Network permutation randomizes edges in a graph to remove signal. Metrics computed on permuted networks provide a baseline to evaluate the extent of signal contained in the network. Different types of permutations destroy different aspects of the information encoded by a network.
The method we've previously used selects two random edges and swaps the endpoints (labeled XSwap in ). This method preserves node degree while destroying edge specificity.
We adapted the edge swapping technique to hetnets by permuting each metaedge separately—edges are only swapped with other edges of the same type.

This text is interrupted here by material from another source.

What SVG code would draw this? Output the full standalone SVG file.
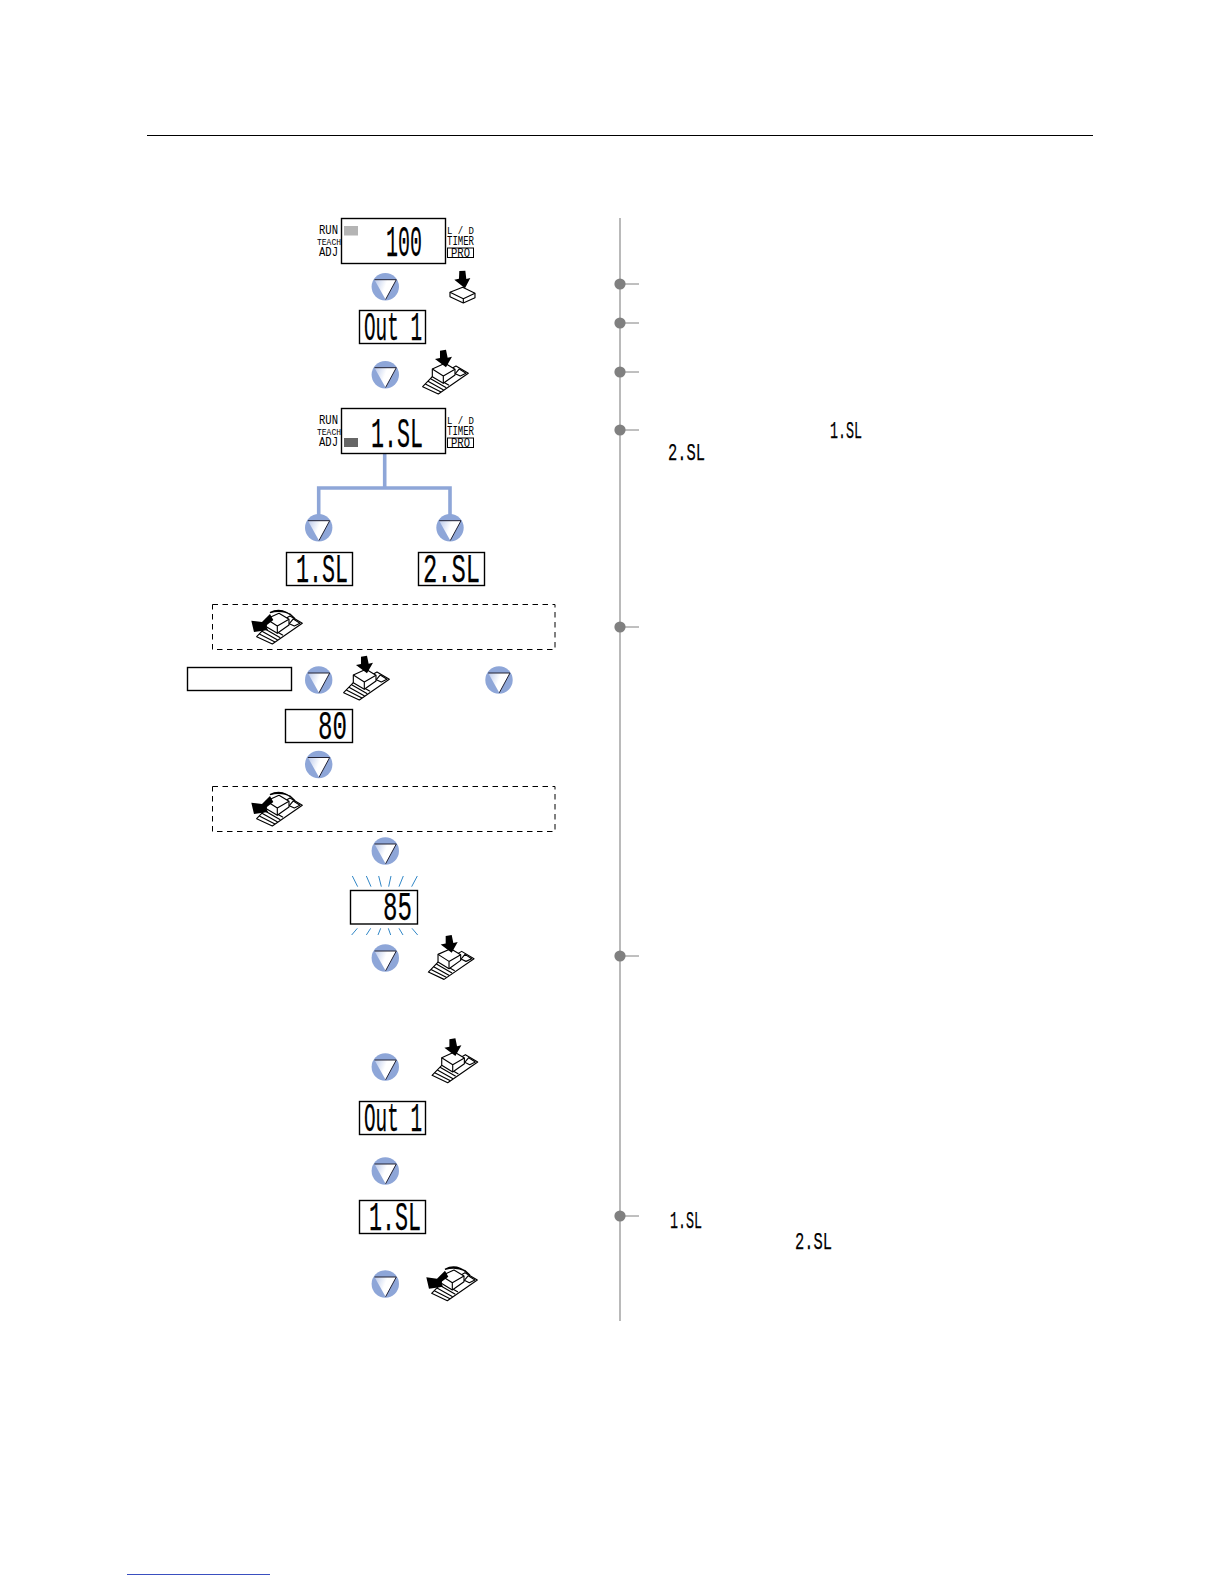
<svg xmlns="http://www.w3.org/2000/svg" width="1224" height="1584" viewBox="0 0 1224 1584">
<style>
.box{fill:#fff;stroke:#000;stroke-width:1.4}
.dash{fill:none;stroke:#000;stroke-width:1;stroke-dasharray:5.5 4.5}
.lcd{font-family:"Liberation Mono",monospace;fill:#000;stroke:#000;stroke-width:.25}
.lab{font-family:"Liberation Mono",monospace;fill:#000}
.ln{fill:none;stroke:#000;stroke-width:3.4;stroke-linejoin:round}
.wh{fill:#fff;stroke:#000;stroke-width:3.4;stroke-linejoin:round}
.ray{stroke:#2f86c6;stroke-width:3;fill:none}
.branch{stroke:#8ea6d8;stroke-width:3.6;fill:none}
.lead{stroke:#808080;stroke-width:1;fill:none}
.dot{fill:#808080}
</style>
<defs>
<linearGradient id="triFill" x1="0" y1="0" x2="1" y2=".35">
<stop offset="0" stop-color="#b9c8ea"/><stop offset=".55" stop-color="#fff"/>
</linearGradient>
<g id="tri">
<circle r="13.7" fill="#8ea6d8"/>
<path d="M-10.8-7H11L.3 12.8Z" fill="url(#triFill)"/>
<path d="M-10.8-7H11L.3 12.8" fill="none" stroke="#223" stroke-width="1"/>
</g>
<g id="ramp">
<path class="wh" d="M397 500L368 530L415 552L505 490L468 468L430 490Z"/>
<path class="ln" d="M376 522L423 546M384 514L431 540M392 506L439 533M400 499L447 526"/>
<path class="wh" d="M466 491L478 477L498 490L481 498Z"/>
<path class="wh" d="M397 477L435 460L465 478L465 495L430 520L397 500Z"/>
<path class="ln" d="M397 477L430 498L465 478M430 498V520"/>
</g>
<g id="press" transform="scale(.3333)">
<use href="#ramp"/>
<path d="M420 422L438 419L443 443L456 440L438 472L405 447L420 444Z" fill="#000"/>
</g>
<g id="swing" transform="scale(.3333)">
<use href="#ramp"/>
<path d="M408 462L418 480L396 497L402 510L360 516L352 482L384 486Z" fill="#000"/>
<path d="M408 458Q445 438 483 476L468 462Q440 449 408 458Z" fill="#000" stroke="#000" stroke-width="4"/>
</g>
</defs>

<rect width="1224" height="1584" fill="#fff"/>
<path id="top-rule" d="M147 135.5H1093" stroke="#000" stroke-width="1.2"/>
<path id="bottom-link" d="M127 1574.5H270" stroke="#3a4fc0" stroke-width="1.2"/>

<g id="connectors">
<path class="branch" d="M384.7 453V488M318.7 515V488H450V515"/>
<path d="M620 218V1321" stroke="#808080" stroke-width="1.1"/>
<path class="lead" d="M620 284H639M620 323H639M620 372H639M620 430H639M620 627H639M620 956H639M620 1216H639"/>
<circle class="dot" cx="620" cy="284" r="5.6"/>
<circle class="dot" cx="620" cy="323" r="5.6"/>
<circle class="dot" cx="620" cy="372" r="5.6"/>
<circle class="dot" cx="620" cy="430" r="5.6"/>
<circle class="dot" cx="620" cy="627" r="5.6"/>
<circle class="dot" cx="620" cy="956" r="5.6"/>
<circle class="dot" cx="620" cy="1216" r="5.6"/>
</g>

<g id="display-run">
<rect class="box" x="341.5" y="218.5" width="104" height="45"/>
<rect x="344" y="226" width="14" height="9.5" fill="#b4b4b4"/>
<text class="lcd" x="386" y="256" font-size="44" textLength="36" lengthAdjust="spacingAndGlyphs">100</text>
<text class="lab" x="319" y="234" font-size="12" textLength="19" lengthAdjust="spacingAndGlyphs">RUN</text>
<text class="lab" x="317" y="244.5" font-size="9" textLength="24" lengthAdjust="spacingAndGlyphs">TEACH</text>
<text class="lab" x="319" y="256" font-size="12" textLength="19" lengthAdjust="spacingAndGlyphs">ADJ</text>
<text class="lab" x="447" y="233.5" font-size="11" textLength="27" lengthAdjust="spacingAndGlyphs">L / D</text>
<text class="lab" x="447" y="245" font-size="12" textLength="27" lengthAdjust="spacingAndGlyphs">TIMER</text>
<rect x="447.5" y="248" width="26" height="9.5" fill="#fff" stroke="#000" stroke-width="1"/>
<text class="lab" x="451" y="257" font-size="12" textLength="19" lengthAdjust="spacingAndGlyphs">PRO</text>
</g>
<g id="step-1"><use href="#tri" x="385.3" y="286.7"/></g>
<g id="btn-flat" transform="translate(300 210) scale(.3333)">
<path class="wh" d="M450 247L488 232L525 250V263L490 279L450 260Z"/>
<path class="ln" d="M450 247L490 266L525 250M490 266V279"/>
<path d="M478 183L496 182L499 207L511 204L495 235L463 209L477 206Z" fill="#000"/>
</g>
<g id="display-out1">
<rect class="box" x="359.5" y="310.5" width="66" height="33"/>
<text class="lcd" x="364" y="340" font-size="40" textLength="58" lengthAdjust="spacingAndGlyphs">Out 1</text>
</g>
<g id="step-2"><use href="#tri" x="385.3" y="374.7"/></g>
<g id="btn-press-1"><use href="#press" transform="translate(300 210)"/></g>

<g id="display-1sl">
<rect class="box" x="341.5" y="408.5" width="104" height="45"/>
<rect x="344" y="438" width="14" height="9" fill="#666"/>
<text class="lcd" x="371" y="447" font-size="42" textLength="52" lengthAdjust="spacingAndGlyphs">1.SL</text>
<text class="lab" x="319" y="424" font-size="12" textLength="19" lengthAdjust="spacingAndGlyphs">RUN</text>
<text class="lab" x="317" y="434.5" font-size="9" textLength="24" lengthAdjust="spacingAndGlyphs">TEACH</text>
<text class="lab" x="319" y="446" font-size="12" textLength="19" lengthAdjust="spacingAndGlyphs">ADJ</text>
<text class="lab" x="447" y="423.5" font-size="11" textLength="27" lengthAdjust="spacingAndGlyphs">L / D</text>
<text class="lab" x="447" y="435" font-size="12" textLength="27" lengthAdjust="spacingAndGlyphs">TIMER</text>
<rect x="447.5" y="438" width="26" height="9.5" fill="#fff" stroke="#000" stroke-width="1"/>
<text class="lab" x="451" y="447" font-size="12" textLength="19" lengthAdjust="spacingAndGlyphs">PRO</text>
</g>

<g id="step-left"><use href="#tri" x="318.7" y="527.7"/></g>
<g id="step-right"><use href="#tri" x="450" y="527.7"/></g>
<g id="display-left-1sl">
<rect class="box" x="286.5" y="552.5" width="66" height="33"/>
<text class="lcd" x="296" y="582" font-size="40" textLength="52" lengthAdjust="spacingAndGlyphs">1.SL</text>
</g>
<g id="display-right-2sl">
<rect class="box" x="418.5" y="552.5" width="66" height="33"/>
<text class="lcd" x="423" y="582" font-size="40" textLength="57" lengthAdjust="spacingAndGlyphs">2.SL</text>
</g>

<g id="dashed-1">
<rect class="dash" x="212.5" y="604.5" width="342.5" height="45"/>
<use href="#swing" transform="translate(134 460)"/>
</g>

<g id="blank-label"><rect class="box" x="187.5" y="667.5" width="104" height="23"/></g>
<g id="step-3"><use href="#tri" x="318.7" y="680"/></g>
<g id="btn-press-2"><use href="#press" transform="translate(221 516)"/></g>
<g id="step-4"><use href="#tri" x="499" y="680"/></g>
<g id="display-80">
<rect class="box" x="285.5" y="709.5" width="67" height="33"/>
<text class="lcd" x="318" y="739" font-size="40" textLength="29" lengthAdjust="spacingAndGlyphs">80</text>
</g>
<g id="step-5"><use href="#tri" x="318.7" y="764.5"/></g>
<g id="dashed-2">
<rect class="dash" x="212.5" y="786.5" width="342.5" height="45"/>
<use href="#swing" transform="translate(134 642)"/>
</g>
<g id="step-6"><use href="#tri" x="385.3" y="851"/></g>
<g id="display-85">
<rect class="box" x="350.5" y="890.5" width="67" height="33.5"/>
<text class="lcd" x="383" y="920" font-size="40" textLength="29" lengthAdjust="spacingAndGlyphs">85</text>
<g transform="translate(340 860) scale(.3333)">
<path class="ray" d="M37 48L53 80M79 48L93 80M116 48L124 80M153 48L146 80M190 48L177 80M232 48L215 80M52 205L35 225M92 205L79 225M122 205L114 225M145 205L152 225M177 205L189 225M216 205L233 225"/>
</g>
</g>
<g id="step-7"><use href="#tri" x="385.3" y="958"/></g>
<g id="btn-press-3"><use href="#press" transform="translate(305.7 795.4)"/></g>
<g id="step-8"><use href="#tri" x="385.3" y="1067"/></g>
<g id="btn-press-4"><use href="#press" transform="translate(309.4 898.7)"/></g>
<g id="display-out1-b">
<rect class="box" x="359.5" y="1101.5" width="66" height="33"/>
<text class="lcd" x="364" y="1131" font-size="40" textLength="58" lengthAdjust="spacingAndGlyphs">Out 1</text>
</g>
<g id="step-9"><use href="#tri" x="385.3" y="1171"/></g>
<g id="display-1sl-b">
<rect class="box" x="359.5" y="1200.5" width="66" height="33"/>
<text class="lcd" x="369" y="1230" font-size="40" textLength="52" lengthAdjust="spacingAndGlyphs">1.SL</text>
</g>
<g id="step-10"><use href="#tri" x="385.3" y="1284"/></g>
<g id="btn-swing-3"><use href="#swing" transform="translate(309 1116.7)"/></g>

<g id="inline-lcd">
<text class="lcd" x="830" y="437.5" font-size="24" textLength="32" lengthAdjust="spacingAndGlyphs">1.SL</text>
<text class="lcd" x="668" y="459.5" font-size="24" textLength="37" lengthAdjust="spacingAndGlyphs">2.SL</text>
<text class="lcd" x="670" y="1227.5" font-size="24" textLength="32" lengthAdjust="spacingAndGlyphs">1.SL</text>
<text class="lcd" x="795" y="1249" font-size="24" textLength="37" lengthAdjust="spacingAndGlyphs">2.SL</text>
</g>
</svg>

We found the permutation yielded valuable insights on which aspects of the network were informative and the quality of our predictions .

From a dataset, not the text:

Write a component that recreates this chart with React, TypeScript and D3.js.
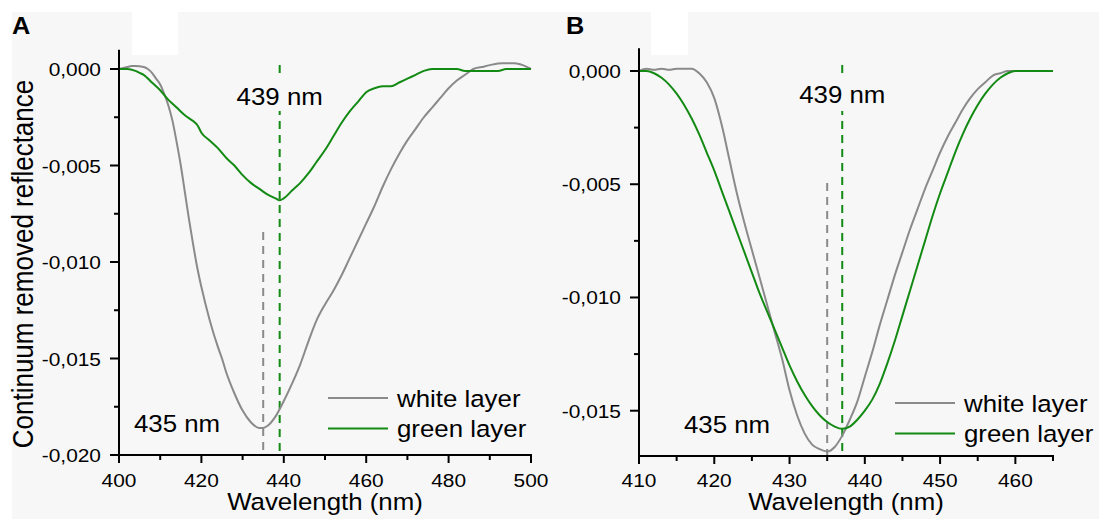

We've subsequently migrated to neo4j, so are now looking to implement hetnet permutation in cypher. We tweeted this problem, and Michael Hunger started us on the right track.
We created a graphgist with potential implementations and cypher questions.
Partial Cypher solutions
We've made some headway implementing XSwap in Cypher. But first, here's the general algorithm we're aiming for:
Randomly select two relationships of the specified type
If valid, XSwap the two relationships
Repeat 1 and 2 until a certain number of swaps have succeeded
We initially attempted to implement the above steps in a single cypher query. However, as Michael Hunger explained, the eagerness behavior of cypher prevents looping 1 and 2. Instead of 1, 2, 1, 2, 1, 2, cypher will do 1, 1, 1, 2, 2, 2, which fails because our technique randomizes iteratively.
Therefore, we switched to python for managing steps 1 and 3, while keeping step 2 in cypher. This external method is now implemented in hetio. The function starts by retrieving the ids for all relationships of the specified type. Next, iteration begins:
Two relationships ids are randomly selected and sent as parameters to a cypher query.
If the swap is invalid, the cypher query returns no rows. Otherwise, the query returns the ids for the two created relationships and the python id list is updated.
There are two outstanding issues with this method:
First, retrieving ids for all relationships of a given type could become problematic for extremely abundant relationship types. Currently this is not a problem as we can retrieve over 1 million ids using py2neo without failure. If problematic, we could create an identity property to each relationship with an existence constraint for efficient lookup. Indexed property values are a practical must for this solution, yet are currently only available with Enterprise.
Second, the rule planner in 2.3.1 does not do an indexed lookup of relationship by id—instead it scans all relationships. The cost planner works as desired with a DirectedRelationshipByIdSeekPipe. However the 2.3.1 cost planner doesn't support write operations (3.0 is slated to add this functionality).
So in conclusion, we are close to a workable solution for permuting a neo4j hetnet. Depending on developments, we'll choose whether to adopt a solution discussed here or permute outside of neo4j with the legacy hetio functionality.